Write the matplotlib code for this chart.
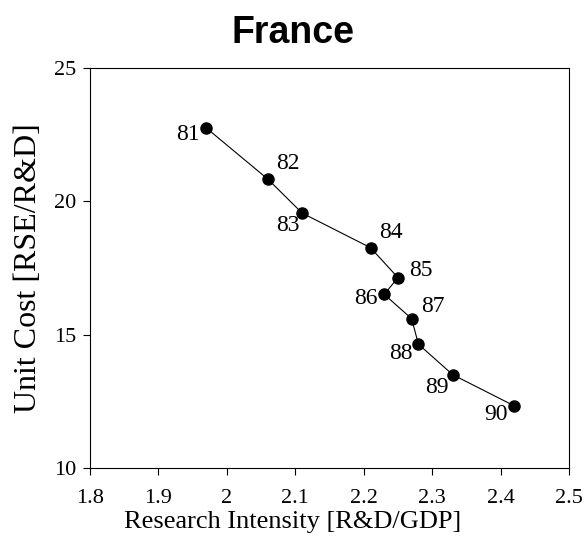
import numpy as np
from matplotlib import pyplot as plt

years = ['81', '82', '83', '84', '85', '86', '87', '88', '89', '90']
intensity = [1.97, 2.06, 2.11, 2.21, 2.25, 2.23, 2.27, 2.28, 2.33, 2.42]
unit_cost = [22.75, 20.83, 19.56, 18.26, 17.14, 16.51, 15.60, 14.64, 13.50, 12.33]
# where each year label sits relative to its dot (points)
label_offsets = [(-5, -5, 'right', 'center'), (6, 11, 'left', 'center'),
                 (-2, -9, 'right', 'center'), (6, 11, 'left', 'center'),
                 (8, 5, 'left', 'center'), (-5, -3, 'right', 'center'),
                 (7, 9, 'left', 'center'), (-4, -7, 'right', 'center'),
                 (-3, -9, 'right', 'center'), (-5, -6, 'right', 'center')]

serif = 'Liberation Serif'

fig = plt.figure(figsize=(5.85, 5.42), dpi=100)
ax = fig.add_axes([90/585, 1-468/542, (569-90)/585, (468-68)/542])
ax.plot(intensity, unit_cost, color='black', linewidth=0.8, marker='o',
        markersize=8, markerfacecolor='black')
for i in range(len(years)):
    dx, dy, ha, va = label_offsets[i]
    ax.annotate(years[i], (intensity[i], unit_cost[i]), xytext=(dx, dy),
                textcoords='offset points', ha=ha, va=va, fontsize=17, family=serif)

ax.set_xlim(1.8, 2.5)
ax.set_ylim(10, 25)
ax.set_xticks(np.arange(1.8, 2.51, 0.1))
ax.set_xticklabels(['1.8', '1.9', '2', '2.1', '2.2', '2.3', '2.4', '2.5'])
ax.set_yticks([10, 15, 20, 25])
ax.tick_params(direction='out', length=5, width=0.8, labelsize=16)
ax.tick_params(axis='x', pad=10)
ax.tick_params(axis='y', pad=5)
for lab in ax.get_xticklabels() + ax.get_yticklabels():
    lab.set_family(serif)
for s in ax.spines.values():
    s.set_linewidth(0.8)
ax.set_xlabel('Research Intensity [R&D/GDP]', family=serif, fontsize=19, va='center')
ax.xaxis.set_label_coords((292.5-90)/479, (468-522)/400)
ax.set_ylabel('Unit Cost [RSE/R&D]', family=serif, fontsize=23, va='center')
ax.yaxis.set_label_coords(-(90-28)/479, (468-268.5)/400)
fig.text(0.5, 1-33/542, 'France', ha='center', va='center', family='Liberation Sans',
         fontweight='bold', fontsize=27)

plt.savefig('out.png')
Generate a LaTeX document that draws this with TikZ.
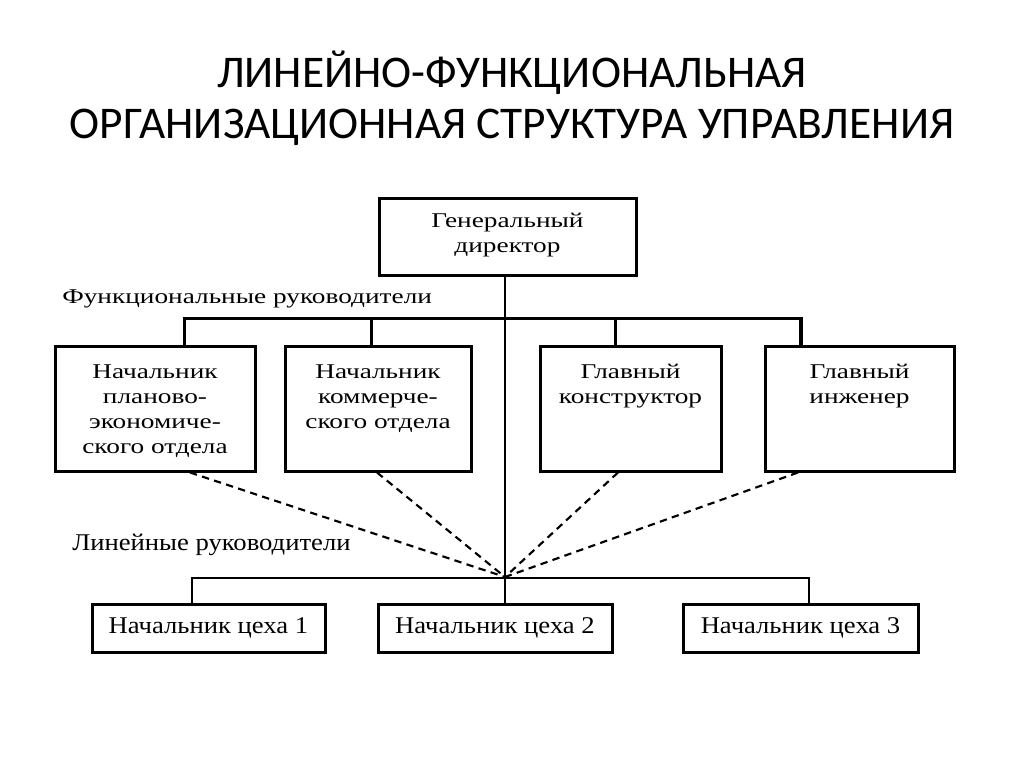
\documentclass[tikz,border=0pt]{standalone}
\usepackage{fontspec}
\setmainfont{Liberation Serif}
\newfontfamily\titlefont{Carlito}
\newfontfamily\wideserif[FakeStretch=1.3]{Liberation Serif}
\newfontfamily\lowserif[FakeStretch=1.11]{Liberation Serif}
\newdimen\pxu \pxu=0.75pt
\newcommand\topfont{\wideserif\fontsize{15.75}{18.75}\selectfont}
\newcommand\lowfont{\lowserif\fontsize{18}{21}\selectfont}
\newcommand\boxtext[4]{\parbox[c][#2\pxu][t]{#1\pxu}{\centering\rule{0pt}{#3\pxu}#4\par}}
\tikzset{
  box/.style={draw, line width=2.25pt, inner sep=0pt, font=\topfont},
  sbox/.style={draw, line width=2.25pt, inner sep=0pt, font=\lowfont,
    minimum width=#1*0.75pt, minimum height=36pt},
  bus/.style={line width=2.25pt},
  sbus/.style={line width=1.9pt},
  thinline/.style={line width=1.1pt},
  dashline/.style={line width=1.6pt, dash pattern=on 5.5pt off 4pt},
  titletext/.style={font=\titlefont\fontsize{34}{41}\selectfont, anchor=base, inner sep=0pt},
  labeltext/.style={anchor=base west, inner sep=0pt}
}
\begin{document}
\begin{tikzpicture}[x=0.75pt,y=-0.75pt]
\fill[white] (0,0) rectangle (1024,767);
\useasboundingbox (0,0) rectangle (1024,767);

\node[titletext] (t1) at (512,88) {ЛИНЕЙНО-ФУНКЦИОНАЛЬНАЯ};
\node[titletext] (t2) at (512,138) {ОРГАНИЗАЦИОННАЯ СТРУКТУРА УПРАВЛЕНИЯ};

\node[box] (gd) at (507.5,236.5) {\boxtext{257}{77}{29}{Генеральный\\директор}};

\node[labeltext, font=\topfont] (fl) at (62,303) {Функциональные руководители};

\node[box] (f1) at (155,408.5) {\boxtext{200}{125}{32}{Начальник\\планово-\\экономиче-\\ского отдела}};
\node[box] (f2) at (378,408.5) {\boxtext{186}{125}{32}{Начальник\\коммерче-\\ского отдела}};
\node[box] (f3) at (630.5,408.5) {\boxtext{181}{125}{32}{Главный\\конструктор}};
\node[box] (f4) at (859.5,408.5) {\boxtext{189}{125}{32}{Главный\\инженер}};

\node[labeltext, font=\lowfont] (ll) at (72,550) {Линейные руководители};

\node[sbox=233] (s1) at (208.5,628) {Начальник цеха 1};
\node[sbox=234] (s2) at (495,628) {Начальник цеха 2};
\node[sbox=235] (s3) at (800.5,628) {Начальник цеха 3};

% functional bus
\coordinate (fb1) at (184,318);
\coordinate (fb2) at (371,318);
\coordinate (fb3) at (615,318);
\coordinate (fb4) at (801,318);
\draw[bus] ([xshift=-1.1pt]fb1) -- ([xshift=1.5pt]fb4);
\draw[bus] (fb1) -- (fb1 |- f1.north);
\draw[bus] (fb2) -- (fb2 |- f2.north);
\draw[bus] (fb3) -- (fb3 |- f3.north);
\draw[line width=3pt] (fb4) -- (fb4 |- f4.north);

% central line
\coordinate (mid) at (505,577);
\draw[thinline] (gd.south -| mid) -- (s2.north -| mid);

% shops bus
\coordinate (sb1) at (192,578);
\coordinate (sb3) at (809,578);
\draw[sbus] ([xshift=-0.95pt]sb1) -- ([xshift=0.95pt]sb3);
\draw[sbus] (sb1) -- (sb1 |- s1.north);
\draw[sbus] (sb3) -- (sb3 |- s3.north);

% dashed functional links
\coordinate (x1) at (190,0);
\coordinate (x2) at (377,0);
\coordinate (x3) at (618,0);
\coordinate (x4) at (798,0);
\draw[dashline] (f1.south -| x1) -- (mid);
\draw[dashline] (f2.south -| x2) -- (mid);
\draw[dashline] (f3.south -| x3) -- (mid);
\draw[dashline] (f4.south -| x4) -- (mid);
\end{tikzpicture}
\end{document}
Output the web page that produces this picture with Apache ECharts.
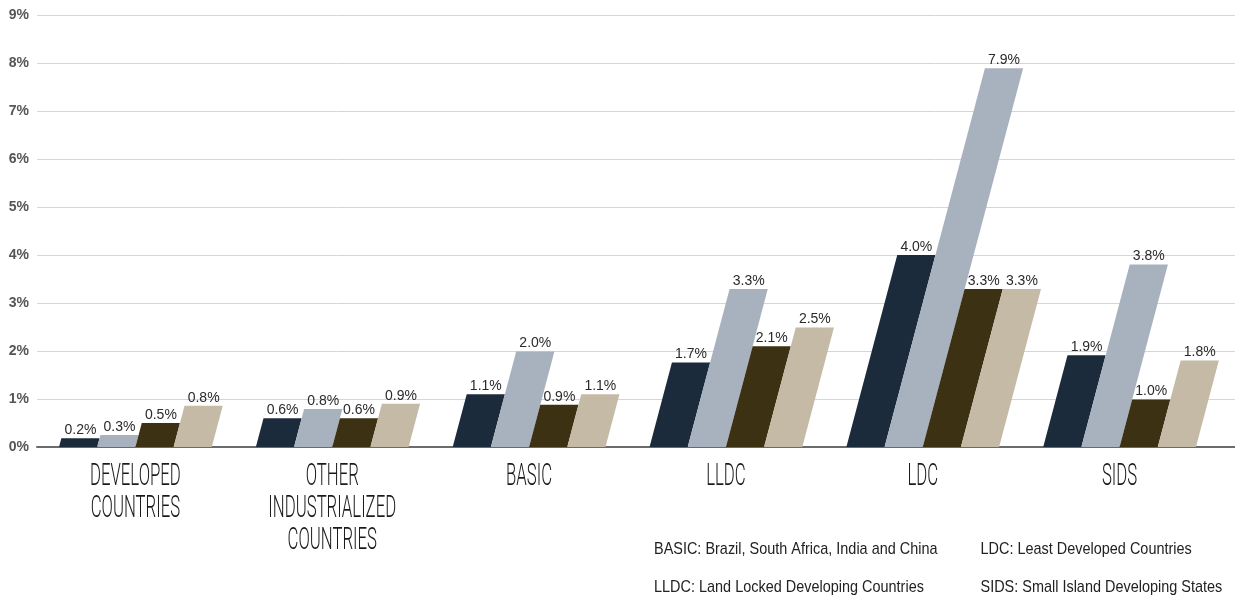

§

→ Work to be completed: Up to and including the line with "from matplotlib import pyplot as plt", copy the data above from its first line. Skip pictures.

→ Result:
Write the matplotlib code for this chart.
import numpy as np
from matplotlib import pyplot as plt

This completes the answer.